→ **Given exercise**
Lines with "Emit a LaTeX" and "(revenue) [topic, minimum" mark the range, both included. Reproduce exactly that stretch, without pictures.

→ **Extracted information**
__________

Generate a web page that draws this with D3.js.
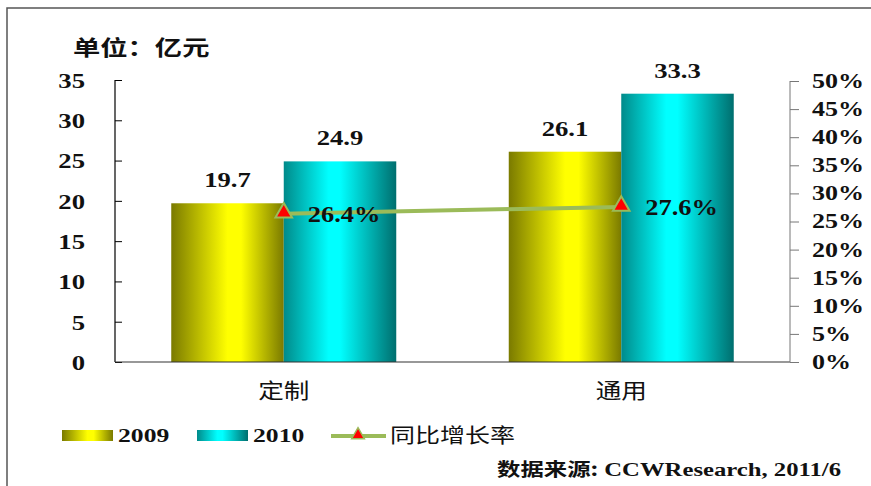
<!DOCTYPE html>
<html><head><meta charset="utf-8">
<script src="https://cdn.jsdelivr.net/npm/d3@7"></script>
<style>body{margin:0;background:#fff}svg{display:block}</style>
</head><body>
<svg id="c" width="871" height="486"></svg>
<script>
const categories = ["定制", "通用"];
const seriesNames = ["2009", "2010"];
const values2009 = [19.7, 26.1];
const values2010 = [24.9, 33.3];
const growth = [0.264, 0.276];
const growthLabels = ["26.4%", "27.6%"];
const leftTicks = [0, 5, 10, 15, 20, 25, 30, 35];
const rightTicks = [0, 0.05, 0.10, 0.15, 0.20, 0.25, 0.30, 0.35, 0.40, 0.45, 0.50];

const svg = d3.select("#c");
const serif = "'Liberation Serif','Times New Roman',serif";
const cjk = "'Noto Sans CJK SC','Noto Sans CJK JP',sans-serif";

// horizontal stretch about each text's anchor x
function stretch(sel, s) {
  sel.each(function() {
    const t = d3.select(this);
    const ax = +(t.attr("x") || 0);
    t.attr("transform", `translate(${ax * (1 - s)},0) scale(${s},1)`);
  });
}

const defs = svg.append("defs");
function grad(id, stops) {
  const g = defs.append("linearGradient").attr("id", id).attr("x1", "0").attr("x2", "1").attr("y1", "0").attr("y2", "0");
  stops.forEach(s => g.append("stop").attr("offset", s[0]).attr("stop-color", s[1]));
}
grad("g2009", [[0, "#7a7a00"], [0.5, "#ffff00"], [0.62, "#ffff00"], [1, "#7a7a00"]]);
grad("g2010", [[0, "#008a8a"], [0.4, "#00ffff"], [0.5, "#00ffff"], [1, "#006e6e"]]);

// frame
svg.append("path").attr("d", "M7,486 V8 H871").attr("fill", "none").attr("stroke", "#555").attr("stroke-width", 1.5);

const x0 = 115, x1 = 790, yTop = 80, yBot = 362;
const x = d3.scaleBand().domain(categories).range([x0, x1]).paddingInner(1/3).paddingOuter(1/6);
const xs = d3.scaleBand().domain(seriesNames).range([0, x.bandwidth()]);
const y = d3.scaleLinear().domain([0, 35]).range([yBot, yTop]);
const y2 = d3.scaleLinear().domain([0, 0.5]).range([yBot, yTop + 1]);

// bars
const data = categories.map((c, i) => ({c, v: [values2009[i], values2010[i]]}));
const groups = svg.append("g").selectAll("g").data(data).join("g")
  .attr("transform", d => `translate(${x(d.c)},0)`);
groups.selectAll("rect").data(d => d.v.map((v, j) => ({v, s: seriesNames[j]}))).join("rect")
  .attr("x", d => xs(d.s)).attr("width", xs.bandwidth())
  .attr("y", d => y(d.v)).attr("height", d => yBot - y(d.v))
  .attr("fill", d => `url(#g${d.s})`);
const barLabels = groups.selectAll("text").data(d => d.v.map((v, j) => ({v, s: seriesNames[j]}))).join("text")
  .attr("x", d => xs(d.s) + xs.bandwidth() / 2).attr("y", d => y(d.v) - 16)
  .attr("text-anchor", "middle").attr("font-family", serif).attr("font-weight", "bold")
  .attr("font-size", 21).attr("fill", "#111").text(d => d.v.toFixed(1));
stretch(barLabels, 1.27);

// left axis
const la = svg.append("g").attr("transform", `translate(${x0},0)`)
  .call(d3.axisLeft(y).tickValues(leftTicks).tickSize(-7).tickPadding(30).tickFormat(d3.format("d")));
la.select(".domain").attr("stroke", "#000").attr("stroke-width", 1.2).attr("d", `M0,${yTop}H0V${yBot}`);
la.selectAll(".tick line").attr("stroke", "#000");
la.selectAll("text").attr("font-family", serif).attr("font-weight", "bold").attr("font-size", 21).attr("fill", "#111").attr("dy", "0.35em");
stretch(la.selectAll("text"), 1.27);

// bottom axis
svg.append("line").attr("x1", x0).attr("x2", x1).attr("y1", yBot).attr("y2", yBot).attr("stroke", "#333").attr("stroke-width", 1.2);
const catLabels = svg.append("g").selectAll("text").data(categories).join("text")
  .attr("x", d => x(d) + x.bandwidth() / 2).attr("y", 398)
  .attr("text-anchor", "middle").attr("font-family", cjk).attr("font-size", 21).attr("fill", "#111").text(d => d);
stretch(catLabels, 1.22);

// right axis
const ra = svg.append("g").attr("transform", `translate(${x1},0)`)
  .call(d3.axisRight(y2).tickValues(rightTicks).tickSize(9).tickPadding(13).tickFormat(d3.format(".0%")));
ra.select(".domain").attr("stroke", "#777").attr("d", `M0,${yTop + 1}V${yBot}`);
ra.selectAll(".tick line").attr("stroke", "#777");
ra.selectAll("text").attr("font-family", serif).attr("font-weight", "bold").attr("font-size", 20).attr("fill", "#111");
stretch(ra.selectAll("text"), 1.3);

// growth line
const cx = c => x(c) + x.bandwidth() / 2;
const line = d3.line().x((d, i) => cx(categories[i])).y(d => y2(d));
svg.append("path").datum(growth).attr("d", line).attr("fill", "none").attr("stroke", "#9bbb59").attr("stroke-width", 4);
const tri = d3.symbol().type(d3.symbolTriangle).size(120);
svg.append("g").selectAll("path").data(growth).join("path")
  .attr("transform", (d, i) => `translate(${cx(categories[i])},${y2(d) - 1})`)
  .attr("d", tri).attr("fill", "#ff0000").attr("stroke", "#9bbb59").attr("stroke-width", 2);
const gLabels = svg.append("g").selectAll("text").data(growth).join("text")
  .attr("x", (d, i) => cx(categories[i]) + 24).attr("y", d => y2(d) + 8)
  .attr("font-family", serif).attr("font-weight", "bold").attr("font-size", 23).attr("fill", "#111")
  .text((d, i) => growthLabels[i]);
stretch(gLabels, 1.15);

// title
const title = svg.append("text").attr("x", 73).attr("y", 55).attr("font-family", cjk).attr("font-weight", "bold")
  .attr("font-size", 21).attr("fill", "#111").text("单位：亿元");
stretch(title, 1.3);

// legend
const lg = svg.append("g");
[["2009", 62], ["2010", 197]].forEach(([s, lx]) => {
  lg.append("rect").attr("x", lx).attr("y", 430).attr("width", 51).attr("height", 11).attr("fill", `url(#g${s})`);
  const t = lg.append("text").attr("x", lx + 56).attr("y", 442).attr("font-family", serif).attr("font-weight", "bold")
    .attr("font-size", 19).attr("fill", "#111").text(s);
  stretch(t, 1.35);
});
lg.append("line").attr("x1", 331).attr("x2", 386).attr("y1", 436).attr("y2", 436).attr("stroke", "#9bbb59").attr("stroke-width", 4);
lg.append("path").attr("transform", "translate(358,435)").attr("d", d3.symbol().type(d3.symbolTriangle).size(70)).attr("fill", "#ff0000").attr("stroke", "#9bbb59").attr("stroke-width", 1.5);
const lt = lg.append("text").attr("x", 390).attr("y", 443).attr("font-family", cjk).attr("font-size", 20).attr("fill", "#111").text("同比增长率");
stretch(lt, 1.25);

// source
const src = svg.append("text").attr("x", 497).attr("y", 476).attr("fill", "#111");
src.append("tspan").attr("font-family", cjk).attr("font-weight", "bold").attr("font-size", 18).text("数据来源:");
src.append("tspan").attr("font-family", serif).attr("font-weight", "bold").attr("font-size", 19).text(" CCWResearch, 2011/6");
stretch(src, 1.3);
</script>
</body></html>
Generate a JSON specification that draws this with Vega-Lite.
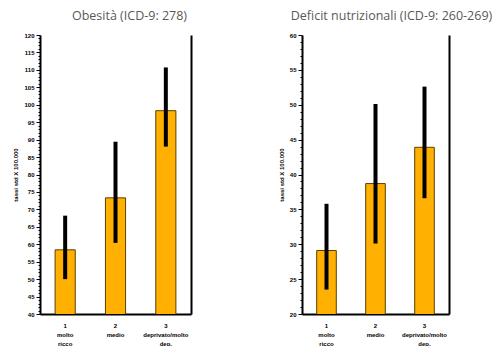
{
  "$schema": "https://vega.github.io/schema/vega-lite/v6.json",
  "padding": {"left": 12, "top": 9, "right": 0, "bottom": 0},
  "spacing": 87,
  "config": {
    "view": {"stroke": null},
    "axis": {"domainColor": "black", "tickColor": "black", "labelColor": "black", "titleColor": "black", "grid": false}
  },
  "datasets": {
    "d": [
      {"panel": "A", "cat": "1|molto|ricco", "value": 58.4, "lo": 50.0, "hi": 68.2},
      {"panel": "A", "cat": "2|medio", "value": 73.3, "lo": 60.4, "hi": 89.4},
      {"panel": "A", "cat": "3|deprivato/molto|dep.", "value": 98.3, "lo": 88.0, "hi": 110.7},
      {"panel": "B", "cat": "1|molto|ricco", "value": 29.1, "lo": 23.5, "hi": 35.8},
      {"panel": "B", "cat": "2|medio", "value": 38.7, "lo": 30.1, "hi": 50.1},
      {"panel": "B", "cat": "3|deprivato/molto|dep.", "value": 43.9, "lo": 36.6, "hi": 52.6}
    ]
  },
  "data": {"name": "d"},
  "hconcat": [
    {
      "width": 151,
      "height": 279,
      "title": {"text": "Obesità (ICD-9: 278)", "font": "Open Sans", "fontSize": 12.5, "fontWeight": "normal", "color": "#595959", "dx": 14, "offset": 10},
      "transform": [{"filter": "datum.panel === 'A'"}],
      "layer": [
        {
          "mark": {"type": "bar", "fill": "#FFB000", "stroke": "#5a4000", "strokeWidth": 1, "clip": true},
          "encoding": {
            "x": {"field": "cat", "type": "nominal", "sort": null,
              "scale": {"paddingInner": 0.6, "paddingOuter": 0.3},
              "axis": {"title": null, "labelAngle": 0, "ticks": false, "domainWidth": 2, "labelExpr": "split(datum.label, '|')", "labelFont": "Liberation Sans", "labelFontSize": 6, "labelFontWeight": "bold", "labelPadding": 8, "labelLineHeight": 9}},
            "y": {"field": "value", "type": "quantitative",
              "scale": {"domain": [40, 120], "nice": false, "zero": false},
              "axis": {"title": "tassi std X 100.000", "titleFont": "Liberation Sans", "titleFontSize": 6, "titleFontWeight": "bold", "titlePadding": 5,
                "values": [40,41,42,43,44,45,46,47,48,49,50,51,52,53,54,55,56,57,58,59,60,61,62,63,64,65,66,67,68,69,70,71,72,73,74,75,76,77,78,79,80,81,82,83,84,85,86,87,88,89,90,91,92,93,94,95,96,97,98,99,100,101,102,103,104,105,106,107,108,109,110,111,112,113,114,115,116,117,118,119,120],
                "labelExpr": "datum.value % 5 === 0 ? datum.label : ''",
                "labelOverlap": false,
                "tickSize": {"condition": {"test": "datum.value % 5 === 0", "value": 4}, "value": 2},
                "domainWidth": 2, "labelFont": "Liberation Sans", "labelFontSize": 6, "labelFontWeight": "bold", "labelPadding": 2}}
          }
        },
        {
          "mark": {"type": "rule", "strokeWidth": 4, "color": "black"},
          "encoding": {
            "x": {"field": "cat", "type": "nominal", "sort": null},
            "y": {"field": "lo", "type": "quantitative", "axis": {"orient": "right", "labels": false, "ticks": false, "title": null, "domainWidth": 2}},
            "y2": {"field": "hi"}
          }
        }
      ],
      "resolve": {"axis": {"y": "independent"}}
    },
    {
      "width": 147,
      "height": 279,
      "title": {"text": "Deficit nutrizionali (ICD-9: 260-269)", "font": "Open Sans", "fontSize": 12.5, "fontWeight": "normal", "color": "#595959", "dx": 16, "offset": 10},
      "transform": [{"filter": "datum.panel === 'B'"}],
      "layer": [
        {
          "mark": {"type": "bar", "fill": "#FFB000", "stroke": "#5a4000", "strokeWidth": 1, "clip": true},
          "encoding": {
            "x": {"field": "cat", "type": "nominal", "sort": null,
              "scale": {"paddingInner": 0.6, "paddingOuter": 0.3},
              "axis": {"title": null, "labelAngle": 0, "ticks": false, "domainWidth": 2, "labelExpr": "split(datum.label, '|')", "labelFont": "Liberation Sans", "labelFontSize": 6, "labelFontWeight": "bold", "labelPadding": 8, "labelLineHeight": 9}},
            "y": {"field": "value", "type": "quantitative",
              "scale": {"domain": [20, 60], "nice": false, "zero": false},
              "axis": {"title": "tassi std X 100.000", "titleFont": "Liberation Sans", "titleFontSize": 6, "titleFontWeight": "bold", "titlePadding": 5,
                "values": [20,21,22,23,24,25,26,27,28,29,30,31,32,33,34,35,36,37,38,39,40,41,42,43,44,45,46,47,48,49,50,51,52,53,54,55,56,57,58,59,60],
                "labelExpr": "datum.value % 5 === 0 ? datum.label : ''",
                "labelOverlap": false,
                "tickSize": {"condition": {"test": "datum.value % 5 === 0", "value": 4}, "value": 2},
                "domainWidth": 2, "labelFont": "Liberation Sans", "labelFontSize": 6, "labelFontWeight": "bold", "labelPadding": 2}}
          }
        },
        {
          "mark": {"type": "rule", "strokeWidth": 4, "color": "black"},
          "encoding": {
            "x": {"field": "cat", "type": "nominal", "sort": null},
            "y": {"field": "lo", "type": "quantitative", "axis": {"orient": "right", "labels": false, "ticks": false, "title": null, "domainWidth": 2}},
            "y2": {"field": "hi"}
          }
        }
      ],
      "resolve": {"axis": {"y": "independent"}}
    }
  ]
}
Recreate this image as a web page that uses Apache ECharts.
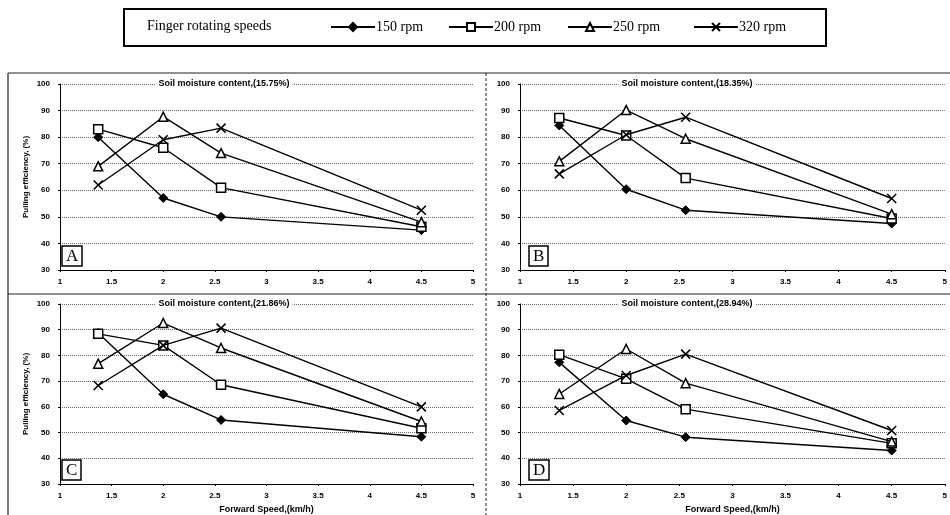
<!DOCTYPE html>
<html>
<head>
<meta charset="utf-8">
<script src="https://cdn.jsdelivr.net/npm/echarts@6/dist/echarts.min.js"></script>
<style>
  html, body { margin: 0; padding: 0; background: #fff; }
  #main { width: 950px; height: 515px; }
</style>
</head>
<body>
<div id="main"></div>
<script>
// forward speeds (km/h)
const speeds = [1.37, 2, 2.56, 4.5]
const xTicks = ['1', '1.5', '2', '2.5', '3', '3.5', '4', '4.5', '5']
const rpmNames = ['150 rpm', '200 rpm', '250 rpm', '320 rpm']
const panelLetters = ['A', 'B', 'C', 'D']
const moisture = ['15.75%', '18.35%', '21.86%', '28.94%']

// pulling efficiency (%) per panel, per finger speed
const a150 = [80, 57.1, 50, 45]
const a200 = [83, 76, 61, 46.3]
const a250 = [69, 87.7, 74, 48]
const a320 = [62, 79, 83.4, 52.5]

const b150 = [84.4, 60.4, 52.5, 47.5]
const b200 = [87.2, 80.6, 64.6, 49.4]
const b250 = [70.9, 90.2, 79.4, 51]
const b320 = [66.2, 80.9, 87.5, 56.9]

const c150 = [88.7, 64.9, 54.9, 48.4]
const c200 = [88.4, 83.9, 68.6, 51.7]
const c250 = [76.8, 92.6, 82.9, 54.3]
const c320 = [68.3, 83.9, 90.6, 60]

const d150 = [77.3, 54.7, 48.2, 43]
const d200 = [80.3, 70.9, 59.1, 45.8]
const d250 = [65, 82.5, 69.2, 46.5]
const d320 = [58.6, 72.2, 80.5, 50.8]

const panels = [
  [a150, a200, a250, a320],
  [b150, b200, b250, b320],
  [c150, c200, c250, c320],
  [d150, d200, d250, d320]
]

const crossPath = 'path://M0,0L10,10M10,0L0,10'
const markers = [
  { symbol: 'diamond', symbolSize: 9, itemStyle: { color: '#000', borderColor: '#000', borderWidth: 1 } },
  { symbol: 'rect', symbolSize: 9, itemStyle: { color: '#fff', borderColor: '#000', borderWidth: 1.5 } },
  { symbol: 'triangle', symbolSize: 9, itemStyle: { color: '#fff', borderColor: '#000', borderWidth: 1.5 } },
  { symbol: crossPath, symbolSize: 9, itemStyle: { color: '#000', borderColor: '#000', borderWidth: 1.6 } }
]

const grids = [
  { left: 60, top: 84, width: 413, height: 186 },
  { left: 520, top: 84, width: 427, height: 186 },
  { left: 60, top: 304, width: 413, height: 180 },
  { left: 520, top: 304, width: 427, height: 180 }
]

const tickFont = { fontFamily: 'Liberation Sans', fontWeight: 'bold', fontSize: 8, color: '#000' }

let xAxes = []
let yAxes = []
let series = []
let titles = []
let graphics = []

grids.forEach((g, i) => {
  xAxes.push({
    gridIndex: i,
    type: 'value',
    min: 1,
    max: 5,
    interval: 0.5,
    name: i >= 2 ? 'Forward Speed,(km/h)' : '',
    nameLocation: 'middle',
    nameGap: 21,
    nameTextStyle: { fontFamily: 'Liberation Sans', fontWeight: 'bold', fontSize: 9, color: '#000' },
    axisLine: { lineStyle: { color: '#000', width: 1 } },
    axisTick: { show: true, length: 2, lineStyle: { color: '#000' } },
    axisLabel: Object.assign({ margin: 8, formatter: v => xTicks[Math.round((v - 1) * 2)] }, tickFont),
    splitLine: { show: false }
  })
  yAxes.push({
    gridIndex: i,
    type: 'value',
    min: 30,
    max: 100,
    interval: 10,
    name: i % 2 === 0 ? 'Pulling efficiency, (%)' : '',
    nameLocation: 'middle',
    nameGap: 30,
    nameTextStyle: { fontFamily: 'Liberation Sans', fontWeight: 'bold', fontSize: 8, color: '#000' },
    axisLine: { show: true, lineStyle: { color: '#000', width: 1 } },
    axisTick: { show: true, length: 2, lineStyle: { color: '#000' } },
    axisLabel: Object.assign({ margin: 10 }, tickFont),
    splitLine: { show: true, lineStyle: { color: '#666', type: 'dotted', width: 1 } }
  })
  panels[i].forEach((vals, k) => {
    series.push(Object.assign({
      name: rpmNames[k],
      type: 'line',
      xAxisIndex: i,
      yAxisIndex: i,
      data: vals.map((v, j) => [speeds[j], v]),
      lineStyle: { color: '#000', width: 1.4 },
      showAllSymbol: true,
      animation: false,
      z: 3 + k
    }, markers[k]))
  })
  titles.push({
    text: 'Soil moisture content,(' + moisture[i] + ')',
    left: g.left + g.width / 2 - 218 / 2 + (i % 2 === 0 ? -2 : -6),
    top: g.top - 6,
    padding: [1, 3],
    backgroundColor: '#fff',
    textStyle: { fontFamily: 'Liberation Sans', fontWeight: 'bold', fontSize: 9, color: '#000' }
  })
  // boxed panel letter
  titles.push({
    text: panelLetters[i],
    left: g.left + (i % 2 === 0 ? 2 : 9),
    top: g.top + g.height - 24,
    padding: [1, 4, 0, 4],
    borderColor: '#000',
    borderWidth: 1.5,
    backgroundColor: '#fff',
    textStyle: { fontFamily: 'Liberation Serif', fontWeight: 'normal', fontSize: 17, color: '#000', lineHeight: 19 }
  })
})

// legend, one per item so each sits where it does in the figure
const legendLeft = [325, 443, 562, 688]
const legends = rpmNames.map((n, k) => ({
  data: [n],
  left: legendLeft[k],
  top: 15,
  itemWidth: 44,
  itemHeight: 10,
  itemGap: 0,
  textStyle: { fontFamily: 'Liberation Serif', fontSize: 14, color: '#000', padding: [0, 0, 0, -4] },
  selectedMode: false
}))

// frames
graphics.push(
  { type: 'rect', shape: { x: 124, y: 9, width: 702, height: 37 }, style: { fill: 'none', stroke: '#000', lineWidth: 2 } },
  { type: 'text', left: 147, top: 19, style: { text: 'Finger rotating speeds', font: '14px "Liberation Serif"', fill: '#000' } },
  { type: 'line', shape: { x1: 8, y1: 73, x2: 950, y2: 73 }, style: { stroke: '#222', lineWidth: 1.2 } },
  { type: 'line', shape: { x1: 8, y1: 294, x2: 950, y2: 294 }, style: { stroke: '#222', lineWidth: 1.2 } },
  { type: 'line', shape: { x1: 8, y1: 73, x2: 8, y2: 515 }, style: { stroke: '#222', lineWidth: 1.2 } },
  { type: 'line', shape: { x1: 486, y1: 73, x2: 486, y2: 515 }, style: { stroke: '#222', lineWidth: 1, lineDash: [3, 2] } }
)

const option = {
  backgroundColor: '#fff',
  animation: false,
  title: titles,
  legend: legends,
  grid: grids,
  xAxis: xAxes,
  yAxis: yAxes,
  series: series,
  graphic: graphics
}

const chart = echarts.init(document.getElementById('main'))
chart.setOption(option)
</script>
</body>
</html>
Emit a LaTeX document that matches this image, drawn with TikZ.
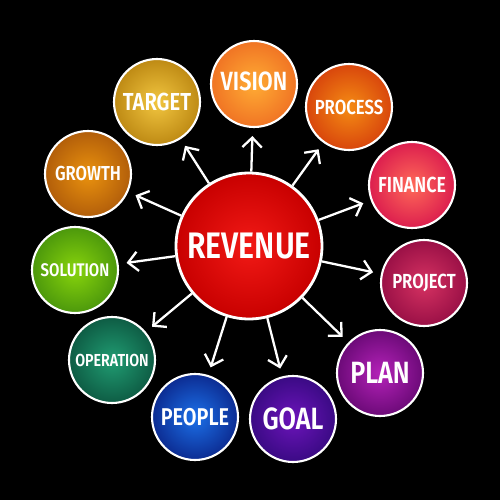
\documentclass[tikz,border=0pt]{standalone}
\usepackage{fontspec}
\setmainfont{Fira Sans}[FakeStretch=0.82, BoldFont={Fira Sans SemiBold}]
\usetikzlibrary{arrows.meta}

\definecolor{revA}{HTML}{F21A16}\definecolor{revB}{HTML}{C80000}
\definecolor{visA}{HTML}{FFAC34}\definecolor{visB}{HTML}{F07424}
\definecolor{proA}{HTML}{F58C14}\definecolor{proB}{HTML}{D8460C}
\definecolor{finA}{HTML}{FF6A58}\definecolor{finB}{HTML}{DC1E4E}
\definecolor{prjA}{HTML}{D63262}\definecolor{prjB}{HTML}{9A1046}
\definecolor{plnA}{HTML}{B422B8}\definecolor{plnB}{HTML}{6C0A78}
\definecolor{goaA}{HTML}{6C14BA}\definecolor{goaB}{HTML}{3A0A84}
\definecolor{peoA}{HTML}{1C70E8}\definecolor{peoB}{HTML}{0C2C92}
\definecolor{opeA}{HTML}{209C72}\definecolor{opeB}{HTML}{0E5C44}
\definecolor{solA}{HTML}{88D40C}\definecolor{solB}{HTML}{4C980C}
\definecolor{groA}{HTML}{EA920E}\definecolor{groB}{HTML}{B25E0A}
\definecolor{tarA}{HTML}{F2C640}\definecolor{tarB}{HTML}{BE8A14}

\begin{document}
\begin{tikzpicture}[x=0.02cm,y=-0.02cm,
	topic/.style={circle, draw=white, line width=1.2pt, shading=radial, minimum size=1.72cm, inner sep=0pt, text=white},
	link/.style={draw=white, line width=1.3pt, -{Straight Barb[length=5.5pt,width=11pt]}, shorten >=0.16cm}]
				\fill[black] (0,0) rectangle (500,500);
				
				\node (revenue) [topic, minimum size=2.92cm, line width=1.6pt, inner color=revA, outer color=revB, font=\bfseries\fontsize{21}{21}\selectfont] at (249,246) {REVENUE};
				
				\node (vision) [topic, inner color=visA, outer color=visB, font=\bfseries\fontsize{15}{15}\selectfont, text depth=0.12cm] at (254,84) {VISION};
				\node (process) [topic, inner color=proA, outer color=proB, font=\bfseries\fontsize{11.6}{12}\selectfont] at (349,107) {PROCESS};
				\node (finance) [topic, inner color=finA, outer color=finB, font=\bfseries\fontsize{12.4}{13}\selectfont] at (412,185) {FINANCE};
				\node (project) [topic, inner color=prjA, outer color=prjB, font=\bfseries\fontsize{11.6}{12}\selectfont] at (424,283) {PROJECT};
				\node (plan) [topic, inner color=plnA, outer color=plnB, font=\bfseries\fontsize{17.5}{18}\selectfont] at (380,373) {PLAN};
				\node (goal) [topic, inner color=goaA, outer color=goaB, font=\bfseries\fontsize{17.5}{18}\selectfont] at (293,419) {GOAL};
				\node (people) [topic, inner color=peoA, outer color=peoB, font=\bfseries\fontsize{13.8}{14}\selectfont] at (195,417) {PEOPLE};
				\node (operation) [topic, inner color=opeA, outer color=opeB, font=\bfseries\fontsize{9.9}{10}\selectfont] at (112,360) {OPERATION};
				\node (solution) [topic, inner color=solA, outer color=solB, font=\bfseries\fontsize{10.4}{11}\selectfont] at (75,270) {SOLUTION};
				\node (growth) [topic, inner color=groA, outer color=groB, font=\bfseries\fontsize{11.5}{12}\selectfont] at (88,174) {GROWTH};
				\node (target) [topic, inner color=tarA, outer color=tarB, font=\bfseries\fontsize{14}{14}\selectfont] at (157,102) {TARGET};
				
				% Arrows
				\draw[link] (revenue) -- (vision);
				\draw[link] (revenue) -- (process);
				\draw[link] (revenue) -- (finance);
				\draw[link] (revenue) -- (project);
				\draw[link] (revenue) -- (plan);
				\draw[link] (revenue) -- (goal);
				\draw[link] (revenue) -- (people);
				\draw[link] (revenue) -- (operation);
				\draw[link] (revenue) -- (solution);
				\draw[link] (revenue) -- (growth);
				\draw[link] (revenue) -- (target);
				
			\end{tikzpicture}
\end{document}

__________

→ **Correct result**
Emit a LaTeX document that matches this image, drawn with TikZ.
\documentclass[tikz,border=0pt]{standalone}
\usepackage{fontspec}
\setmainfont{Fira Sans}[FakeStretch=0.82, BoldFont={Fira Sans SemiBold}]
\usetikzlibrary{arrows.meta}

\definecolor{revA}{HTML}{F21A16}\definecolor{revB}{HTML}{C80000}
\definecolor{visA}{HTML}{FFAC34}\definecolor{visB}{HTML}{F07424}
\definecolor{proA}{HTML}{F58C14}\definecolor{proB}{HTML}{D8460C}
\definecolor{finA}{HTML}{FF6A58}\definecolor{finB}{HTML}{DC1E4E}
\definecolor{prjA}{HTML}{D63262}\definecolor{prjB}{HTML}{9A1046}
\definecolor{plnA}{HTML}{B422B8}\definecolor{plnB}{HTML}{6C0A78}
\definecolor{goaA}{HTML}{6C14BA}\definecolor{goaB}{HTML}{3A0A84}
\definecolor{peoA}{HTML}{1C70E8}\definecolor{peoB}{HTML}{0C2C92}
\definecolor{opeA}{HTML}{209C72}\definecolor{opeB}{HTML}{0E5C44}
\definecolor{solA}{HTML}{88D40C}\definecolor{solB}{HTML}{4C980C}
\definecolor{groA}{HTML}{EA920E}\definecolor{groB}{HTML}{B25E0A}
\definecolor{tarA}{HTML}{F2C640}\definecolor{tarB}{HTML}{BE8A14}

\begin{document}
\begin{tikzpicture}[x=0.02cm,y=-0.02cm,
	topic/.style={circle, draw=white, line width=1.2pt, shading=radial, minimum size=1.72cm, inner sep=0pt, text=white},
	link/.style={draw=white, line width=1.3pt, -{Straight Barb[length=5.5pt,width=11pt]}, shorten >=0.16cm}]
				\fill[black] (0,0) rectangle (500,500);
				
				\node (revenue) [topic, minimum size=2.92cm, line width=1.6pt, inner color=revA, outer color=revB, font=\bfseries\fontsize{21}{21}\selectfont] at (249,246) {REVENUE};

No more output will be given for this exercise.